カール4世(9)
文字数 889文字
父ヨハンの代にルクセンブルク家がボヘミア王位を継承したことは、キリスト教世界におけるボヘミアの国威発揚と国力増進を意味していた。そして若くしてボヘミアの君主となったカール4世は、チェコ人によってしばしば「祖国の父」と称される。チェコ人は西スラブ語系のチェコ語を話す民族で、モラヴィア王国時代にはキュリロスによってギリシア正教の布教もなされたが、10世紀後半以降にカトリックへの改宗が進んだ。
カール4世は、皇帝の都としてのプラハを大々的に建設すると共に、商工業を育成し、さらにボヘミアの地位向上を目指した。王子時代に建設された聖ヴィート大聖堂には「聖ヴァーツラフの王冠」が納められ、その王冠の下でボヘミア・モラヴィア・シレジア・ラウジッツが統合されると証書に定めた(ボヘミア王冠領)

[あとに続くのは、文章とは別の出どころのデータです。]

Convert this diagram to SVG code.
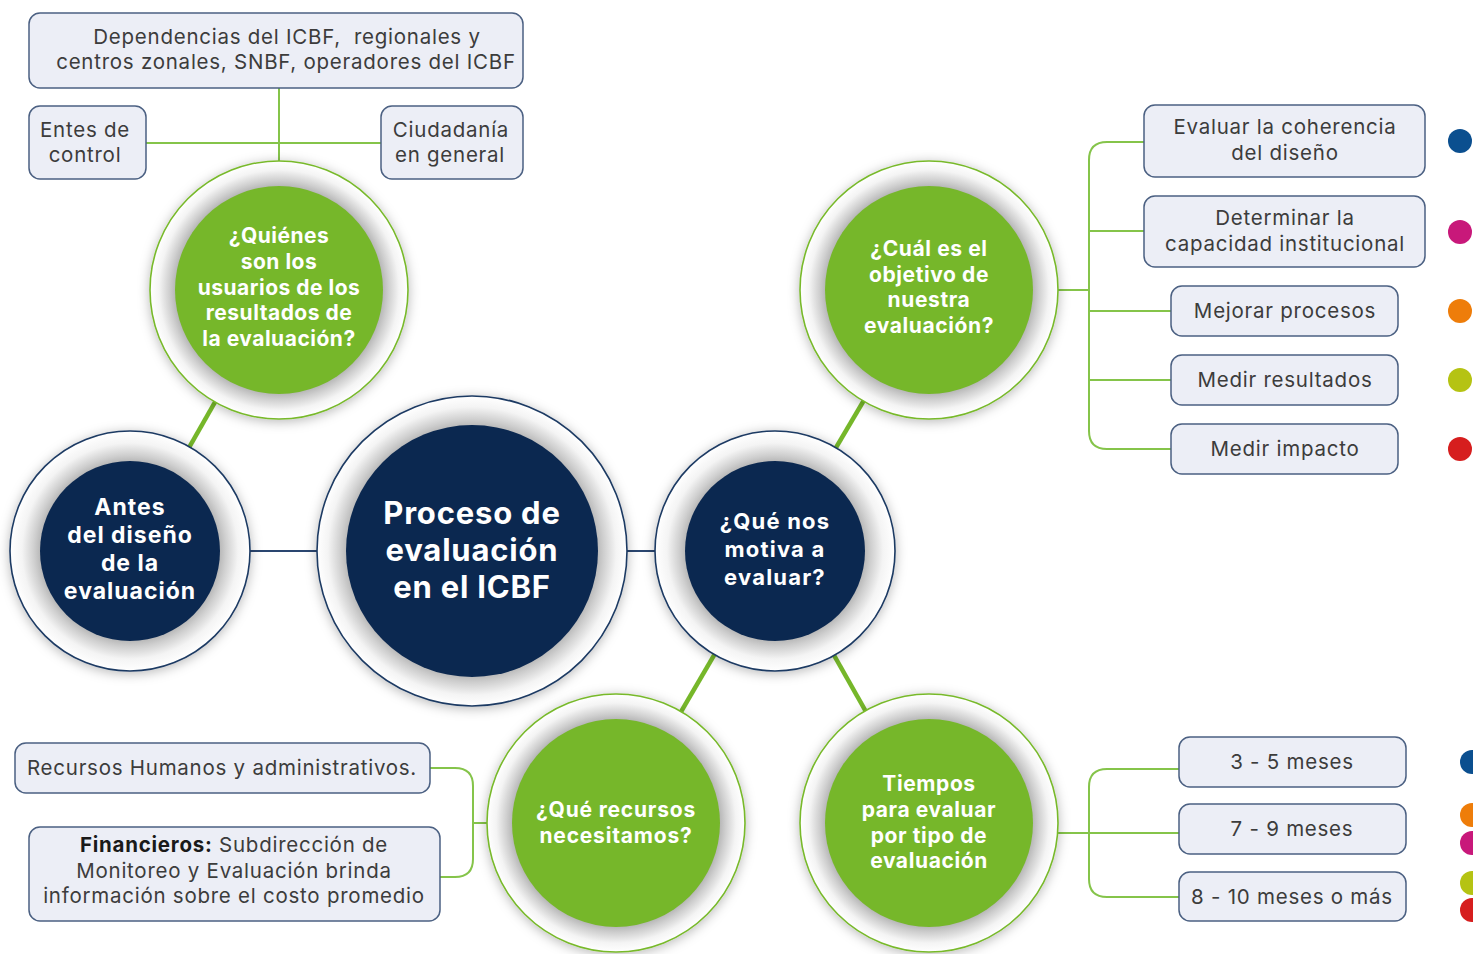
<svg xmlns="http://www.w3.org/2000/svg" width="1473" height="954" viewBox="0 0 1473 954">
<defs>
<style>
.box{fill:#eceef6;stroke:#4b6082;stroke-width:1.5}
.bt{font-family:Inter,"Open Sans","Liberation Sans",sans-serif;font-size:20.5px;letter-spacing:0.75px;fill:#3c3c3c;text-anchor:middle}
.ct{font-family:Inter,"Open Sans","Liberation Sans",sans-serif;font-weight:bold;fill:#ffffff;text-anchor:middle}
.thin{fill:none;stroke:#85c44a;stroke-width:2}
.thick{fill:none;stroke:#76b72a;stroke-width:4.5}
.navyl{fill:none;stroke:#2a4670;stroke-width:1.8}
.ringN{stroke:#1d3a63;stroke-width:1.6}
.ringG{stroke:#78b92b;stroke-width:1.6}
</style>
<radialGradient id="g75" cx="0.5" cy="0.5" r="0.5">
<stop offset="0.74" stop-color="#b5b5b5"/>
<stop offset="0.80" stop-color="#cfcfcf"/>
<stop offset="0.90" stop-color="#f4f4f4"/>
<stop offset="1" stop-color="#ffffff"/>
</radialGradient>
<radialGradient id="g81" cx="0.5" cy="0.5" r="0.5">
<stop offset="0.80" stop-color="#b5b5b5"/>
<stop offset="0.85" stop-color="#cfcfcf"/>
<stop offset="0.93" stop-color="#f4f4f4"/>
<stop offset="1" stop-color="#ffffff"/>
</radialGradient>
<filter id="sh" x="-20%" y="-20%" width="140%" height="140%">
<feDropShadow dx="0" dy="2" stdDeviation="6" flood-color="#000" flood-opacity="0.28"/>
</filter>
</defs>
<rect width="1473" height="954" fill="#ffffff"/>

<g id="connectors">
<line class="thick" x1="130" y1="551" x2="279" y2="290"/>
<line class="thick" x1="775" y1="551" x2="929" y2="290"/>
<line class="thick" x1="775" y1="551" x2="616" y2="823"/>
<line class="thick" x1="775" y1="551" x2="929" y2="823"/>
<line class="navyl" x1="130" y1="551" x2="775" y2="551"/>
<line class="thin" x1="279" y1="88" x2="279" y2="170"/>
<line class="thin" x1="146" y1="143" x2="381" y2="143"/>
<path class="thin" d="M1144 142 H1107 Q1089 142 1089 160 V431 Q1089 449 1107 449 H1171"/>
<path class="thin" d="M1089 231 H1144 M1089 311 H1171 M1089 380 H1171 M1050 290 H1089"/>
<path class="thin" d="M1179 769 H1107 Q1089 769 1089 787 V879 Q1089 897 1107 897 H1179"/>
<path class="thin" d="M1050 833 H1179"/>
<path class="thin" d="M430 768 H455 Q473 768 473 786 V859 Q473 877 455 877 H440"/>
<path class="thin" d="M473 823 H495"/>
</g>

<g id="n-dependencias">
<rect class="box" x="29" y="13" width="494" height="75" rx="11"/>
<text class="bt" x="287" y="44" xml:space="preserve">Dependencias del ICBF,  regionales y</text>
<text class="bt" x="286" y="69">centros zonales, SNBF, operadores del ICBF</text>
</g>
<g id="n-entes">
<rect class="box" x="29" y="106" width="117" height="73" rx="11"/>
<text class="bt" x="85" y="137">Entes de</text>
<text class="bt" x="85" y="162">control</text>
</g>
<g id="n-ciudadania">
<rect class="box" x="381" y="106" width="142" height="73" rx="11"/>
<text class="bt" x="451" y="137">Ciudadanía</text>
<text class="bt" x="450" y="162">en general</text>
</g>

<g id="n-quienes">
<circle cx="279" cy="290" r="129" fill="url(#g81)" class="ringG" filter="url(#sh)"/>
<circle cx="279" cy="290" r="104" fill="#76b72a"/>
<text class="ct" font-size="21" letter-spacing="0.5"><tspan x="279" y="243">¿Quiénes</tspan><tspan x="279" y="269">son los</tspan><tspan x="279" y="295">usuarios de los</tspan><tspan x="279" y="320">resultados de</tspan><tspan x="279" y="346">la evaluación?</tspan></text>
</g>

<g id="n-antes">
<circle cx="130" cy="551" r="120" fill="url(#g75)" class="ringN" filter="url(#sh)"/>
<circle cx="130" cy="551" r="90" fill="#0b2850"/>
<text class="ct" font-size="23" letter-spacing="1"><tspan x="130" y="515">Antes</tspan><tspan x="130" y="543">del diseño</tspan><tspan x="130" y="571">de la</tspan><tspan x="130" y="599">evaluación</tspan></text>
</g>

<g id="n-proceso">
<circle cx="472" cy="551" r="155" fill="url(#g81)" class="ringN" filter="url(#sh)"/>
<circle cx="472" cy="551" r="126" fill="#0b2850"/>
<text class="ct" font-size="31" letter-spacing="0.8"><tspan x="472" y="524">Proceso de</tspan><tspan x="472" y="561">evaluación</tspan><tspan x="472" y="598">en el ICBF</tspan></text>
</g>

<g id="n-motiva">
<circle cx="775" cy="551" r="120" fill="url(#g75)" class="ringN" filter="url(#sh)"/>
<circle cx="775" cy="551" r="90" fill="#0b2850"/>
<text class="ct" font-size="22" letter-spacing="1.2"><tspan x="775" y="529">¿Qué nos</tspan><tspan x="775" y="557">motiva a</tspan><tspan x="775" y="585">evaluar?</tspan></text>
</g>

<g id="n-objetivo">
<circle cx="929" cy="290" r="129" fill="url(#g81)" class="ringG" filter="url(#sh)"/>
<circle cx="929" cy="290" r="104" fill="#76b72a"/>
<text class="ct" font-size="21" letter-spacing="0.6"><tspan x="929" y="256">¿Cuál es el</tspan><tspan x="929" y="282">objetivo de</tspan><tspan x="929" y="307">nuestra</tspan><tspan x="929" y="333">evaluación?</tspan></text>
</g>

<g id="n-recursos">
<circle cx="616" cy="823" r="129" fill="url(#g81)" class="ringG" filter="url(#sh)"/>
<circle cx="616" cy="823" r="104" fill="#76b72a"/>
<text class="ct" font-size="21" letter-spacing="0.8"><tspan x="616" y="817">¿Qué recursos</tspan><tspan x="616" y="843">necesitamos?</tspan></text>
</g>

<g id="n-tiempos">
<circle cx="929" cy="823" r="129" fill="url(#g81)" class="ringG" filter="url(#sh)"/>
<circle cx="929" cy="823" r="104" fill="#76b72a"/>
<text class="ct" font-size="21" letter-spacing="0.6"><tspan x="929" y="791">Tiempos</tspan><tspan x="929" y="817">para evaluar</tspan><tspan x="929" y="843">por tipo de</tspan><tspan x="929" y="868">evaluación</tspan></text>
</g>

<g id="n-coherencia">
<rect class="box" x="1144" y="105" width="281" height="72" rx="11"/>
<text class="bt" x="1285" y="134">Evaluar la coherencia</text>
<text class="bt" x="1285" y="160">del diseño</text>
</g>
<g id="n-capacidad">
<rect class="box" x="1144" y="196" width="281" height="71" rx="11"/>
<text class="bt" x="1285" y="225">Determinar la</text>
<text class="bt" x="1285" y="251">capacidad institucional</text>
</g>
<g id="n-mejorar">
<rect class="box" x="1171" y="286" width="227" height="50" rx="11"/>
<text class="bt" x="1285" y="318">Mejorar procesos</text>
</g>
<g id="n-resultados">
<rect class="box" x="1171" y="355" width="227" height="50" rx="11"/>
<text class="bt" x="1285" y="387">Medir resultados</text>
</g>
<g id="n-impacto">
<rect class="box" x="1171" y="424" width="227" height="50" rx="11"/>
<text class="bt" x="1285" y="456">Medir impacto</text>
</g>
<g id="dots-objetivo">
<circle cx="1460" cy="141" r="12" fill="#0b4f8f"/>
<circle cx="1460" cy="232" r="12" fill="#c8187a"/>
<circle cx="1460" cy="311" r="12" fill="#ee7d0a"/>
<circle cx="1460" cy="380" r="12" fill="#b5c313"/>
<circle cx="1460" cy="449" r="12" fill="#d61e1e"/>
</g>

<g id="n-35">
<rect class="box" x="1179" y="737" width="227" height="50" rx="11"/>
<text class="bt" x="1292" y="769">3 - 5 meses</text>
</g>
<g id="n-79">
<rect class="box" x="1179" y="804" width="227" height="50" rx="11"/>
<text class="bt" x="1292" y="836">7 - 9 meses</text>
</g>
<g id="n-810">
<rect class="box" x="1179" y="872" width="227" height="49" rx="11"/>
<text class="bt" x="1292" y="904">8 - 10 meses o más</text>
</g>
<g id="dots-tiempos">
<circle cx="1472" cy="762" r="12" fill="#0b4f8f"/>
<circle cx="1472" cy="815" r="12" fill="#ee7d0a"/>
<circle cx="1472" cy="843" r="12" fill="#c8187a"/>
<circle cx="1472" cy="883" r="12" fill="#b5c313"/>
<circle cx="1472" cy="910" r="12" fill="#d61e1e"/>
</g>

<g id="n-humanos">
<rect class="box" x="15" y="743" width="415" height="50" rx="11"/>
<text class="bt" x="222" y="775">Recursos Humanos y administrativos.</text>
</g>
<g id="n-financieros">
<rect class="box" x="29" y="827" width="411" height="94" rx="11"/>
<text class="bt" x="234" y="852"><tspan font-weight="bold" fill="#1a1a1a">Financieros:</tspan> Subdirección de</text>
<text class="bt" x="234" y="878">Monitoreo y Evaluación brinda</text>
<text class="bt" x="234" y="903">información sobre el costo promedio</text>
</g>
</svg>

自負するところも相当に強かったカール4世は、各地に自身の名を冠した城を築いている。チェコのカレルシュテイン城は、カールが皇帝となった1348年にプラハ南西近郊の岩山に建設された城であり、帝冠と王家の紋章とが保存されることで知られる。現在は、古城街道を構成する城の一つとして人気の観光地となっている。